→ **What this task involves**:
Images should be left out, and everything else in the listing reproduced exactly.

→ **Supplied material**:

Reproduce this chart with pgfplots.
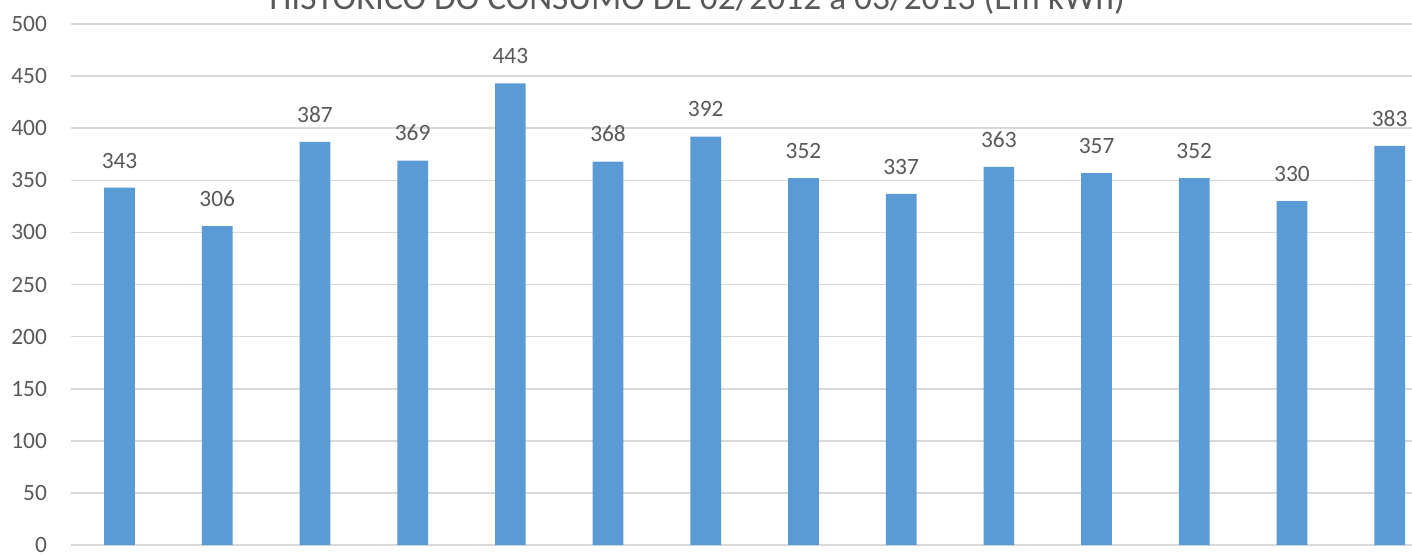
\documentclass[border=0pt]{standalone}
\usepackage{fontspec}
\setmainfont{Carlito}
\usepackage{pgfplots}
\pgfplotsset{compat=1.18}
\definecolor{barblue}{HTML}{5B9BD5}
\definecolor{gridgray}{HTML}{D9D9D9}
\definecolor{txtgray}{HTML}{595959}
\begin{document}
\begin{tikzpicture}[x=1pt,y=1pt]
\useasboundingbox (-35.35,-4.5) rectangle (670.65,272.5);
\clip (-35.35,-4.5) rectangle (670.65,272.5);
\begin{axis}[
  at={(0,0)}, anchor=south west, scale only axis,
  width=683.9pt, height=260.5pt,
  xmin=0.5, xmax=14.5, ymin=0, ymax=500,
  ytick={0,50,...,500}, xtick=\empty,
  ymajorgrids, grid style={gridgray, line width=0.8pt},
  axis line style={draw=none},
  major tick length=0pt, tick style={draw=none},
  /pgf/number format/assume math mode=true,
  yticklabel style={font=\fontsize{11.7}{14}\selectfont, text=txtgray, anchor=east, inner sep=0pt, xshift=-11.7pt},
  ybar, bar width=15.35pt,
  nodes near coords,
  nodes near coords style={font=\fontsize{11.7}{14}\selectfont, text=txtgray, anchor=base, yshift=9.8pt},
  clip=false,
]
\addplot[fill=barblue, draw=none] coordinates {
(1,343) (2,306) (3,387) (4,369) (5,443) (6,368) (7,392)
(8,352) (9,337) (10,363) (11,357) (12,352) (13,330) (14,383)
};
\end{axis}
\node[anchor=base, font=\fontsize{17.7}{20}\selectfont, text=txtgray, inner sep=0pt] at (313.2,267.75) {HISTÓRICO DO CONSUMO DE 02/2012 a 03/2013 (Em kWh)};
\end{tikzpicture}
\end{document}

→ **Output of the exercise**:
Reproduce this chart with pgfplots.
\documentclass[border=0pt]{standalone}
\usepackage{fontspec}
\setmainfont{Carlito}
\usepackage{pgfplots}
\pgfplotsset{compat=1.18}
\definecolor{barblue}{HTML}{5B9BD5}
\definecolor{gridgray}{HTML}{D9D9D9}
\definecolor{txtgray}{HTML}{595959}
\begin{document}
\begin{tikzpicture}[x=1pt,y=1pt]
\useasboundingbox (-35.35,-4.5) rectangle (670.65,272.5);
\clip (-35.35,-4.5) rectangle (670.65,272.5);
\begin{axis}[
  at={(0,0)}, anchor=south west, scale only axis,
  width=683.9pt, height=260.5pt,
  xmin=0.5, xmax=14.5, ymin=0, ymax=500,
  ytick={0,50,...,500}, xtick=\empty,
  ymajorgrids, grid style={gridgray, line width=0.8pt},
  axis line style={draw=none},
  major tick length=0pt, tick style={draw=none},
  /pgf/number format/assume math mode=true,
  yticklabel style={font=\fontsize{11.7}{14}\selectfont, text=txtgray, anchor=east, inner sep=0pt, xshift=-11.7pt},
  ybar, bar width=15.35pt,
  nodes near coords,
  nodes near coords style={font=\fontsize{11.7}{14}\selectfont, text=txtgray, anchor=base, yshift=9.8pt},
  clip=false,
]
\addplot[fill=barblue, draw=none] coordinates {
(1,343) (2,306) (3,387) (4,369) (5,443) (6,368) (7,392)
(8,352) (9,337) (10,363) (11,357) (12,352) (13,330) (14,383)
};
\end{axis}
\node[anchor=base, font=\fontsize{17.7}{20}\selectfont, text=txtgray, inner sep=0pt] at (313.2,267.75) {HISTÓRICO DO CONSUMO DE 02/2012 a 03/2013 (Em kWh)};
\end{tikzpicture}
\end{document}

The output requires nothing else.